- [Entries with chart source code]
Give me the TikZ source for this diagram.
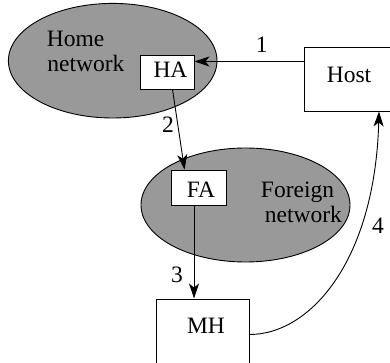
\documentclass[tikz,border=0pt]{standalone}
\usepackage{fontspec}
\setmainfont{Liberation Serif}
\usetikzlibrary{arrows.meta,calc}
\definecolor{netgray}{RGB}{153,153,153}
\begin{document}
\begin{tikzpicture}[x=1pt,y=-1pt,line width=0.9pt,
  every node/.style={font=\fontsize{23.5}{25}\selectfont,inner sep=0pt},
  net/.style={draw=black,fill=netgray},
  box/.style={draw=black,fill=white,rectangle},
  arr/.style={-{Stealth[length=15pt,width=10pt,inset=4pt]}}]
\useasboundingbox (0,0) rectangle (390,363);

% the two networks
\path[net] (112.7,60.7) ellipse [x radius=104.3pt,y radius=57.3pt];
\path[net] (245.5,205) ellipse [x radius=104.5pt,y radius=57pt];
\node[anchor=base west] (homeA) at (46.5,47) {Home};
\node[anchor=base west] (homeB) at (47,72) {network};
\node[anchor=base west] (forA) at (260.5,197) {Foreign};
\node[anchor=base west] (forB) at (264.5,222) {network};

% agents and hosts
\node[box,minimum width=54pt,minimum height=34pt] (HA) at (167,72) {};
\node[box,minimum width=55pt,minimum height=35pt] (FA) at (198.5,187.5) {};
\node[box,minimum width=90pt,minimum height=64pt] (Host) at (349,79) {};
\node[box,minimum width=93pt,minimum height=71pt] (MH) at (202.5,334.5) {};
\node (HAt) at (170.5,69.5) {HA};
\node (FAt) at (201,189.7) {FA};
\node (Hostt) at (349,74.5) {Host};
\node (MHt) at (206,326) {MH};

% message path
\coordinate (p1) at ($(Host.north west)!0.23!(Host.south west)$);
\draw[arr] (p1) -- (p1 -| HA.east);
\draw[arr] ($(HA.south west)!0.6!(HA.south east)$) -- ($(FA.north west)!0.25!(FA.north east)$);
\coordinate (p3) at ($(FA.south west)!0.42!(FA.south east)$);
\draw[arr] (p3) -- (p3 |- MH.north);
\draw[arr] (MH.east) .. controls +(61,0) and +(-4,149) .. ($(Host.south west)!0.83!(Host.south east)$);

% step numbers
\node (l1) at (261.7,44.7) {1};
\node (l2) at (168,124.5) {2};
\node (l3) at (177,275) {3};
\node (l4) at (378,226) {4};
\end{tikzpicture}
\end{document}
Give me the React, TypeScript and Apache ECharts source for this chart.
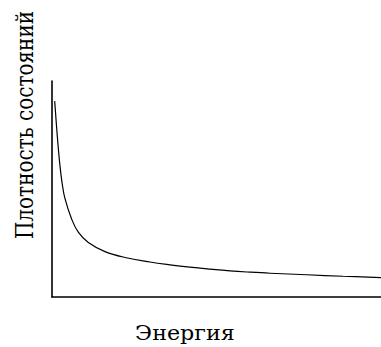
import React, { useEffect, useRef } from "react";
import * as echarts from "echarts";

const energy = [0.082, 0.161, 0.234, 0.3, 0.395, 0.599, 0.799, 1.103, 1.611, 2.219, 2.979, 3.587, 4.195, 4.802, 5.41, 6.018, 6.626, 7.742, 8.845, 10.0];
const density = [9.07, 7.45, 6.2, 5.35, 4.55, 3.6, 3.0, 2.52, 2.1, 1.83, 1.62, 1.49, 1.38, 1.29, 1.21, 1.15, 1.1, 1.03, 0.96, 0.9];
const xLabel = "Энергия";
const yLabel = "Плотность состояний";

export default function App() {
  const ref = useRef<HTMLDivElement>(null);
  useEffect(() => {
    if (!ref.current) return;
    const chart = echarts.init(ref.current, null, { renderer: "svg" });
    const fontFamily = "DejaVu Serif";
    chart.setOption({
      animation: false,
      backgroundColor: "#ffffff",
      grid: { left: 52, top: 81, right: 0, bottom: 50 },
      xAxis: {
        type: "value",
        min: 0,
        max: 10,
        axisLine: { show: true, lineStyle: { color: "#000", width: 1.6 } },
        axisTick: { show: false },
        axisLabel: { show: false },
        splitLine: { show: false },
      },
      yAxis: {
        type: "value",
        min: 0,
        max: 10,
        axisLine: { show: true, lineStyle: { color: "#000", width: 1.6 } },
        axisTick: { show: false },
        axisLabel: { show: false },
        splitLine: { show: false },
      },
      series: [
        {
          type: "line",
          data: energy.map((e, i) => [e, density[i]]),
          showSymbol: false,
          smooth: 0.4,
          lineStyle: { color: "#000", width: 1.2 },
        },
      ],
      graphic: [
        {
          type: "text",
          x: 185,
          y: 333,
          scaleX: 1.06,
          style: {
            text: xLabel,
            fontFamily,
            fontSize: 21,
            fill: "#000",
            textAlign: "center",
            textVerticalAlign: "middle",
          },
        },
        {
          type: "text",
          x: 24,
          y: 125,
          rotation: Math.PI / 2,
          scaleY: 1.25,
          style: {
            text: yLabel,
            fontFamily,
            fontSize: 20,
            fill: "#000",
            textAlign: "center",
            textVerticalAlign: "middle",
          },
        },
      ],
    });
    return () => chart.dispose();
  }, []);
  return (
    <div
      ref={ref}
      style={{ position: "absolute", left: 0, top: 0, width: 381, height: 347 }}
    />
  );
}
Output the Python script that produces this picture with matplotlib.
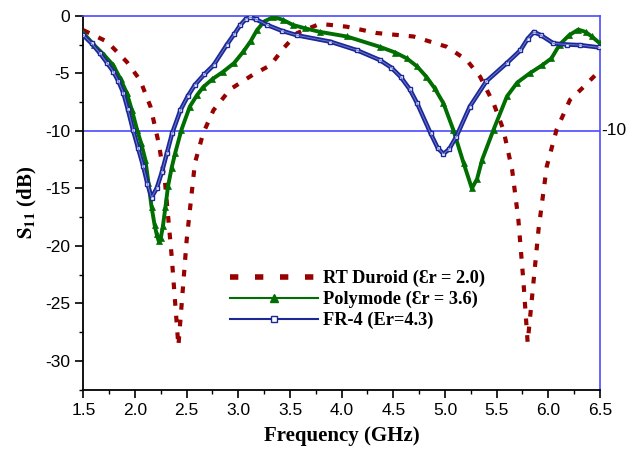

- [Work to do]
Reproduce the data word for word, excluding its pictures.

- [Right answer]
Give me the TikZ source for this diagram.
\documentclass[tikz,border=0pt]{standalone}
\usepackage{fontspec}
\setmainfont{Liberation Serif}
\usetikzlibrary{arrows.meta,calc}
\definecolor{netgray}{RGB}{153,153,153}
\begin{document}
\begin{tikzpicture}[x=1pt,y=-1pt,line width=0.9pt,
  every node/.style={font=\fontsize{23.5}{25}\selectfont,inner sep=0pt},
  net/.style={draw=black,fill=netgray},
  box/.style={draw=black,fill=white,rectangle},
  arr/.style={-{Stealth[length=15pt,width=10pt,inset=4pt]}}]
\useasboundingbox (0,0) rectangle (390,363);

% the two networks
\path[net] (112.7,60.7) ellipse [x radius=104.3pt,y radius=57.3pt];
\path[net] (245.5,205) ellipse [x radius=104.5pt,y radius=57pt];
\node[anchor=base west] (homeA) at (46.5,47) {Home};
\node[anchor=base west] (homeB) at (47,72) {network};
\node[anchor=base west] (forA) at (260.5,197) {Foreign};
\node[anchor=base west] (forB) at (264.5,222) {network};

% agents and hosts
\node[box,minimum width=54pt,minimum height=34pt] (HA) at (167,72) {};
\node[box,minimum width=55pt,minimum height=35pt] (FA) at (198.5,187.5) {};
\node[box,minimum width=90pt,minimum height=64pt] (Host) at (349,79) {};
\node[box,minimum width=93pt,minimum height=71pt] (MH) at (202.5,334.5) {};
\node (HAt) at (170.5,69.5) {HA};
\node (FAt) at (201,189.7) {FA};
\node (Hostt) at (349,74.5) {Host};
\node (MHt) at (206,326) {MH};

% message path
\coordinate (p1) at ($(Host.north west)!0.23!(Host.south west)$);
\draw[arr] (p1) -- (p1 -| HA.east);
\draw[arr] ($(HA.south west)!0.6!(HA.south east)$) -- ($(FA.north west)!0.25!(FA.north east)$);
\coordinate (p3) at ($(FA.south west)!0.42!(FA.south east)$);
\draw[arr] (p3) -- (p3 |- MH.north);
\draw[arr] (MH.east) .. controls +(61,0) and +(-4,149) .. ($(Host.south west)!0.83!(Host.south east)$);

% step numbers
\node (l1) at (261.7,44.7) {1};
\node (l2) at (168,124.5) {2};
\node (l3) at (177,275) {3};
\node (l4) at (378,226) {4};
\end{tikzpicture}
\end{document}
Give me the React, TypeScript and Apache ECharts source for this chart.
import React, { useEffect, useRef } from "react";
import * as echarts from "echarts";

const energy = [0.082, 0.161, 0.234, 0.3, 0.395, 0.599, 0.799, 1.103, 1.611, 2.219, 2.979, 3.587, 4.195, 4.802, 5.41, 6.018, 6.626, 7.742, 8.845, 10.0];
const density = [9.07, 7.45, 6.2, 5.35, 4.55, 3.6, 3.0, 2.52, 2.1, 1.83, 1.62, 1.49, 1.38, 1.29, 1.21, 1.15, 1.1, 1.03, 0.96, 0.9];
const xLabel = "Энергия";
const yLabel = "Плотность состояний";

export default function App() {
  const ref = useRef<HTMLDivElement>(null);
  useEffect(() => {
    if (!ref.current) return;
    const chart = echarts.init(ref.current, null, { renderer: "svg" });
    const fontFamily = "DejaVu Serif";
    chart.setOption({
      animation: false,
      backgroundColor: "#ffffff",
      grid: { left: 52, top: 81, right: 0, bottom: 50 },
      xAxis: {
        type: "value",
        min: 0,
        max: 10,
        axisLine: { show: true, lineStyle: { color: "#000", width: 1.6 } },
        axisTick: { show: false },
        axisLabel: { show: false },
        splitLine: { show: false },
      },
      yAxis: {
        type: "value",
        min: 0,
        max: 10,
        axisLine: { show: true, lineStyle: { color: "#000", width: 1.6 } },
        axisTick: { show: false },
        axisLabel: { show: false },
        splitLine: { show: false },
      },
      series: [
        {
          type: "line",
          data: energy.map((e, i) => [e, density[i]]),
          showSymbol: false,
          smooth: 0.4,
          lineStyle: { color: "#000", width: 1.2 },
        },
      ],
      graphic: [
        {
          type: "text",
          x: 185,
          y: 333,
          scaleX: 1.06,
          style: {
            text: xLabel,
            fontFamily,
            fontSize: 21,
            fill: "#000",
            textAlign: "center",
            textVerticalAlign: "middle",
          },
        },
        {
          type: "text",
          x: 24,
          y: 125,
          rotation: Math.PI / 2,
          scaleY: 1.25,
          style: {
            text: yLabel,
            fontFamily,
            fontSize: 20,
            fill: "#000",
            textAlign: "center",
            textVerticalAlign: "middle",
          },
        },
      ],
    });
    return () => chart.dispose();
  }, []);
  return (
    <div
      ref={ref}
      style={{ position: "absolute", left: 0, top: 0, width: 381, height: 347 }}
    />
  );
}
Output the Python script that produces this picture with matplotlib.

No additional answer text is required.